First and foremost, I thank my fellow board members of the Cahaba Homestead Heritage Foundation, our secretary Cathy Freeman; treasurer Meg Ward; historian and webmaster Gary Lloyd; and board member at large, James Patterson. Equally important are you neighbors and volunteers who have made it possible to carry out the Foundation’s mission for 3 years in small and big ways!
We thank each and everyone who purchased the nearly 200 bricks in our first round of fundraising, and the 36 and counting orders since November- those will be installed in May.
We thank our corporate brick sponsors AmFirst Credit Union and Amerex Corporation.
We thank Hero Donuts and Rodney Scott Barbeque for partnering with us today and on several previous events. Your partnership has been instrumental in making strides toward the realization of this goal.
We thank Mayor Buddy Choat; city council members (in alphabetical order) Jaime Anderson; Lisa Bright; Perry Cook; Ben Short; and Alan Taylor, for their support of this project and the decision to invest in the city’s historic district in this important way.
We thank Tommy Trimm and his staff at Trimm Design landscaping company for taking on this project. As a member of the community for many years, it was meaningful to Tommy to be a part of this project and I enjoyed working with him and his crew with attention to every detail, from start to finish.
We want to thank Senator Shay Shelnutt for his support via a grant from the Alabama Department of Tourism for our inaugural Heritage Days event last year, which served as a fundraiser for the Gateways project.

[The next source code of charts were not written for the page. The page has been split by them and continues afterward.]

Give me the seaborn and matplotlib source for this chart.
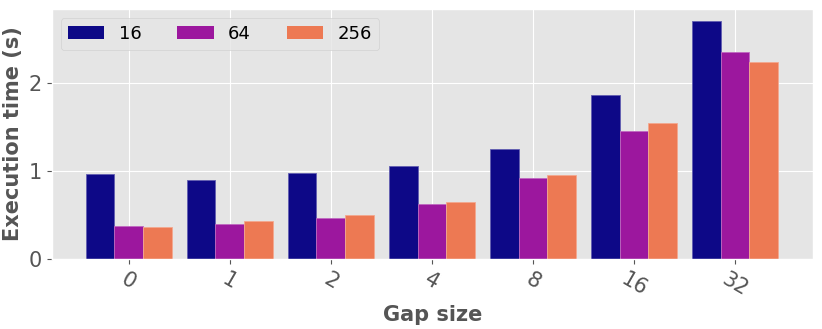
import pandas as pd
import seaborn as sns
import matplotlib.pyplot as plt

# Data
gap_sizes = ["0", "1", "2", "4", "8", "16", "32"]
series_names = ["16", "64", "256"]
time_16 = [0.96, 0.90, 0.98, 1.06, 1.25, 1.86, 2.70]
time_64 = [0.37, 0.40, 0.46, 0.62, 0.92, 1.45, 2.35]
time_256 = [0.36, 0.43, 0.50, 0.65, 0.95, 1.54, 2.24]
colors = ["#0d0887", "#9c179e", "#ed7953"]

rows = []
for name, vals in zip(series_names, [time_16, time_64, time_256]):
    for g, v in zip(gap_sizes, vals):
        rows.append({"Gap size": g, "series": name, "time": v})
df = pd.DataFrame(rows)

plt.style.use("ggplot")
fig, ax = plt.subplots(figsize=(8.22, 3.29), dpi=100)
fig.subplots_adjust(left=0.063, right=0.989, bottom=0.213, top=0.973)

sns.barplot(data=df, x="Gap size", y="time", hue="series", order=gap_sizes,
            hue_order=series_names, palette=colors, width=0.85, ax=ax,
            linewidth=0.6, saturation=1)

# soft edges in a lighter tint of each bar's own colour
for bar in ax.patches:
    r, g, b, _ = bar.get_facecolor()
    bar.set_edgecolor((r + (1 - r) * 0.35, g + (1 - g) * 0.35, b + (1 - b) * 0.35, 1))

ax.set_xlim(-0.76, 6.77)
ax.set_ylim(0, 2.84)
ax.set_yticks([0, 1, 2])
ax.xaxis.grid(True)
ax.yaxis.grid(True)
ax.set_axisbelow(True)

ax.set_xlabel("Gap size", fontsize=15, fontweight="bold", color="#555555")
ax.set_ylabel("Execution time (s)", fontsize=15, fontweight="bold", color="#555555")
ax.tick_params(axis="both", labelsize=15, colors="#555555")
plt.setp(ax.get_xticklabels(), rotation=-30)

sns.move_legend(ax, "upper left", ncol=3, title=None, frameon=True, fontsize=13,
                handlelength=2.0, handletextpad=0.8, columnspacing=2.0)

fig.savefig("out.png")
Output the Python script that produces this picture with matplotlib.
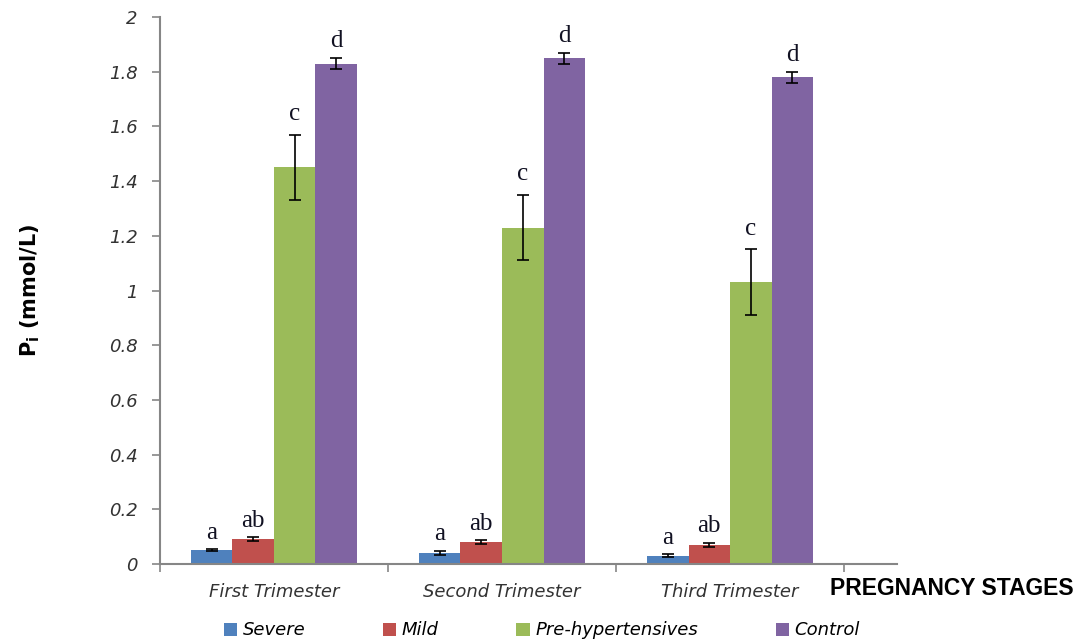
import numpy as np
import matplotlib.pyplot as plt

# serum inorganic phosphate across pregnancy stages
stages = ["First Trimester", "Second Trimester", "Third Trimester"]
groups = ["Severe", "Mild", "Pre-hypertensives", "Control"]

severe = [0.05, 0.04, 0.03]
mild = [0.09, 0.08, 0.07]
pre_hyp = [1.45, 1.23, 1.03]
control = [1.83, 1.85, 1.78]

severe_err = [0.004, 0.008, 0.006]
mild_err = [0.007, 0.006, 0.007]
pre_hyp_err = [0.12, 0.12, 0.12]
control_err = [0.02, 0.02, 0.02]

letters = ["a", "ab", "c", "d"]

colors = ["#4F81BD", "#C0504D", "#9BBB59", "#8064A2"]
axis_grey = "#868686"
label_grey = "#333333"

values = [severe, mild, pre_hyp, control]
errors = [severe_err, mild_err, pre_hyp_err, control_err]

fig = plt.figure(figsize=(10.88, 6.42), dpi=100)
ax = fig.add_axes([0.147, 0.1215, 0.677, 0.852])

x = np.arange(len(stages))
w = 0.182
for i, (vals, errs) in enumerate(zip(values, errors)):
    pos = x + (i - 1.5) * w
    ax.bar(pos, vals, width=w, color=colors[i], label=groups[i], zorder=2)
    ax.errorbar(pos, vals, yerr=errs, fmt="none", ecolor="black",
                elinewidth=1.2, capsize=4.5, capthick=1.2, zorder=3)
    for p, v, e in zip(pos, vals, errs):
        ax.annotate(letters[i], (p, v + e), xytext=(0, 4 if i != 2 else 7),
                    textcoords="offset points", ha="center", va="bottom",
                    fontsize=18, family="Liberation Serif", color="#111122")

ax.set_ylim(0, 2)
ax.set_xlim(-0.5, 2.73)
ax.set_yticks(np.arange(0, 2.01, 0.2))
ax.set_yticklabels(["0", "0.2", "0.4", "0.6", "0.8", "1", "1.2", "1.4",
                    "1.6", "1.8", "2"], fontstyle="italic", fontsize=13,
                   color=label_grey)
ax.set_xticks([-0.5, 0.5, 1.5, 2.5])
ax.set_xticklabels([])
ax.set_xticks(x, minor=True)
ax.set_xticklabels(stages, minor=True, fontstyle="italic", fontsize=13,
                   color=label_grey)
ax.tick_params(axis="x", which="minor", length=0, pad=14)
ax.tick_params(axis="x", which="major", length=6, color=axis_grey, width=1.2)
ax.tick_params(axis="y", length=6, color=axis_grey, width=1.2, pad=10)

for side in ["top", "right"]:
    ax.spines[side].set_visible(False)
for side in ["left", "bottom"]:
    ax.spines[side].set_color(axis_grey)
    ax.spines[side].set_linewidth(1.5)

ax.set_ylabel(r"$\mathbf{P_i}$ (mmol/L)", fontsize=15, fontweight="bold",
              labelpad=48)
fig.text(0.763, 0.083, "PREGNANCY STAGES", fontsize=16.5, fontweight="bold",
         family="Liberation Sans", ha="left", va="center")

leg = fig.legend(loc="center", bbox_to_anchor=(0.498, 0.018), ncol=4,
                 frameon=False, prop={"style": "italic", "size": 13},
                 handlelength=0.75, handleheight=0.75, handletextpad=0.3,
                 columnspacing=4.3)

fig.savefig("out.png", dpi=100)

We also thank the Trussville Area Chamber of Commerce and the Trussville Public Library for partnering with us for Heritage Days.
We thank the Bell Family for donating the bronze plaque that is being unveiled today. The Bell Company got its start in 1946 and moved to Trussville in 1964.

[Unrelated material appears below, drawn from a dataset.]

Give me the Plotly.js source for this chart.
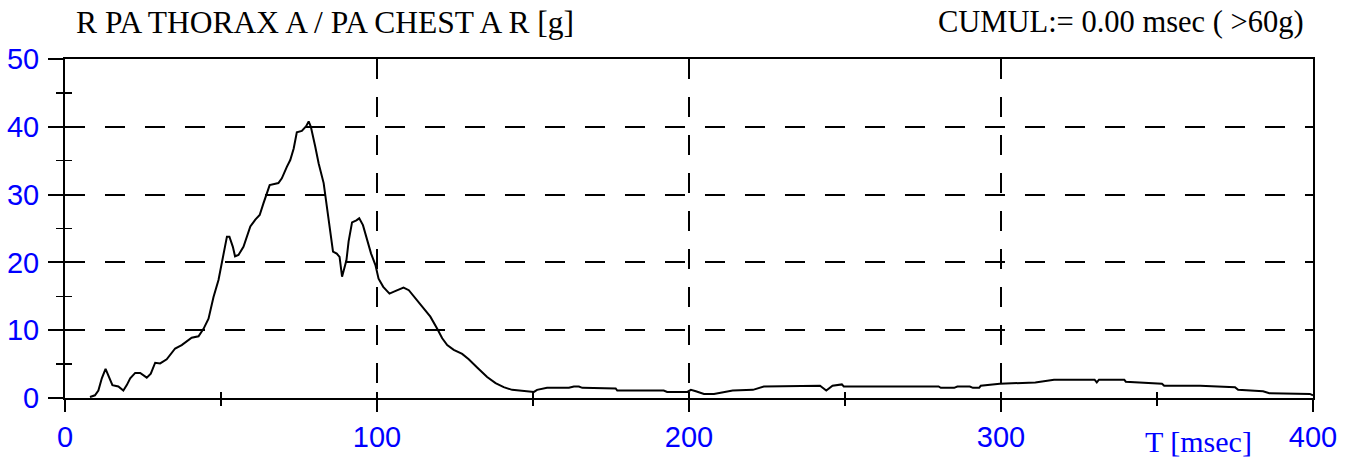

We thank the Reich family for their support of this project. This historic neighborhood is near and dear to generations of the Reich family.
For their generous grants that made the Stone Gateways possible, we have the following to thank:
Zeke Smith and Alabama Power Company
Commissioner Joe Knight and the Jefferson County Commission
Representative Danny Garrett and the Jefferson County Community Service Fund
We thank Congressman Gary Palmer for his support of the project and his office through which we obtained three American flags for the gateways. These flags have flown over our nation’s capital!

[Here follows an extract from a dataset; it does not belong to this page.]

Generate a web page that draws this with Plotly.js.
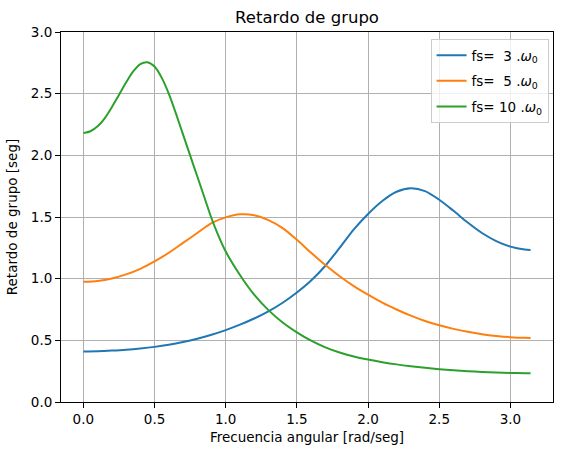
<!DOCTYPE html>
<html>
<head>
<meta charset="utf-8">
<script src="https://cdn.plot.ly/plotly-3.0.1.min.js"></script>
<style>html,body{margin:0;padding:0;background:#fff;}#chart{width:567px;height:455px;}</style>
</head>
<body>
<div id="chart"></div>
<script>
const freqA = [0, 0.1, 0.2, 0.3, 0.4, 0.5, 0.6, 0.7, 0.8, 0.9, 1.0, 1.1, 1.2, 1.3, 1.4, 1.5, 1.6, 1.7, 1.8, 1.9, 2.0, 2.1, 2.2, 2.3, 2.4, 2.5, 2.6, 2.7, 2.8, 2.9, 3.0, 3.1, 3.14159];
const delayFs3 = [0.41, 0.412, 0.417, 0.424, 0.434, 0.447, 0.464, 0.486, 0.513, 0.545, 0.583, 0.627, 0.677, 0.735, 0.805, 0.888, 0.985, 1.105, 1.25, 1.40, 1.525, 1.63, 1.705, 1.733, 1.71, 1.64, 1.55, 1.455, 1.37, 1.305, 1.26, 1.236, 1.232];
const delayFs5 = [0.975, 0.982, 1.002, 1.035, 1.08, 1.14, 1.21, 1.29, 1.37, 1.45, 1.497, 1.522, 1.515, 1.475, 1.41, 1.315, 1.21, 1.11, 1.02, 0.94, 0.87, 0.805, 0.75, 0.70, 0.657, 0.622, 0.593, 0.569, 0.55, 0.536, 0.526, 0.52, 0.519];
const freqB = [0, 0.05, 0.1, 0.15, 0.2, 0.25, 0.3, 0.35, 0.4, 0.45, 0.5, 0.55, 0.6, 0.65, 0.7, 0.75, 0.8, 0.85, 0.9, 0.95, 1.0, 1.1, 1.2, 1.3, 1.4, 1.5, 1.6, 1.7, 1.8, 1.9, 2.0, 2.1, 2.2, 2.3, 2.4, 2.5, 2.6, 2.7, 2.8, 2.9, 3.0, 3.1, 3.14159];
const delayFs10 = [2.18, 2.195, 2.235, 2.30, 2.39, 2.49, 2.59, 2.68, 2.74, 2.755, 2.72, 2.63, 2.50, 2.34, 2.17, 2.00, 1.83, 1.66, 1.49, 1.345, 1.22, 1.03, 0.87, 0.745, 0.645, 0.565, 0.497, 0.443, 0.401, 0.369, 0.344, 0.323, 0.305, 0.29, 0.277, 0.266, 0.257, 0.25, 0.244, 0.239, 0.236, 0.234, 0.234];
const seriesNames = ["fs=\u00a0\u00a03 .<i>ω</i><sub>0</sub>", "fs=\u00a0\u00a05 .<i>ω</i><sub>0</sub>", "fs=\u00a010 .<i>ω</i><sub>0</sub>"];
const seriesColors = ["#1f77b4", "#ff7f0e", "#2ca02c"];
const yTicks = [0, 0.5, 1.0, 1.5, 2.0, 2.5, 3.0];
const xTicks = [0, 0.5, 1.0, 1.5, 2.0, 2.5, 3.0];

const allX = [freqA, freqA, freqB];
const allSeries = [delayFs3, delayFs5, delayFs10];
const traces = allSeries.map((ys, i) => ({
  x: allX[i], y: ys, type: 'scatter', mode: 'lines',
  name: seriesNames[i], legendgroup: 'g' + i,
  line: {color: seriesColors[i], width: 2, shape: 'spline', smoothing: 0.8}
}));

const axisCommon = {
  showline: true, mirror: true, linecolor: '#000', linewidth: 1,
  ticks: 'outside', ticklen: 5, tickwidth: 1, tickcolor: '#000',
  showgrid: true, gridcolor: '#b0b0b0', gridwidth: 1, zeroline: false,
  tickfont: {size: 13.5, color: '#000'}, tickformat: '.1f'
};

const layout = {
  width: 567, height: 455,
  margin: {l: 61, r: 14, t: 32, b: 53},
  paper_bgcolor: '#fff', plot_bgcolor: '#fff',
  font: {family: 'DejaVu Sans', color: '#000', size: 13.5},
  title: {text: 'Retardo de grupo', font: {size: 16.5, color: '#000'}, x: 0.5, xref: 'paper', y: 0.963, yanchor: 'middle'},
  xaxis: Object.assign({}, axisCommon, {
    range: [-0.157, 3.299], tickvals: xTicks,
    title: {text: 'Frecuencia angular [rad/seg]', font: {size: 13.5}, standoff: 6}
  }),
  yaxis: Object.assign({}, axisCommon, {
    range: [0, 3], tickvals: yTicks,
    title: {text: 'Retardo de grupo [seg]', font: {size: 13.5}, standoff: 10}
  }),
  showlegend: true,
  legend: {
    x: 0.991, y: 0.981, xanchor: 'right', yanchor: 'top',
    bgcolor: 'rgba(255,255,255,0.8)', bordercolor: '#cccccc', borderwidth: 1,
    font: {size: 13.5, color: '#000'}, tracegroupgap: 5, itemwidth: 30
  }
};

Plotly.newPlot('chart', traces, layout, {displayModeBar: false, staticPlot: true});
</script>
</body>
</html>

The dedication will conclude after the unveiling of the plaque, and the raising of the flag.
I will now ask Peter Reich to unveil the bronze plaque. We officially dedicate the stone gateways to the Americans who built the Cahaba Project during the Great Depression, honoring the legacy of their labor and service.
After the raising of the flag, we invite you to come and read the plaque in its entirety, or perhaps take a picture of it and read it later today. We welcome you to stay and visit and take photos of your bricks.
I will now ask our secretary Cathy Freeman to raise the flag above the gateway and lead us in the pledge to conclude the dedication.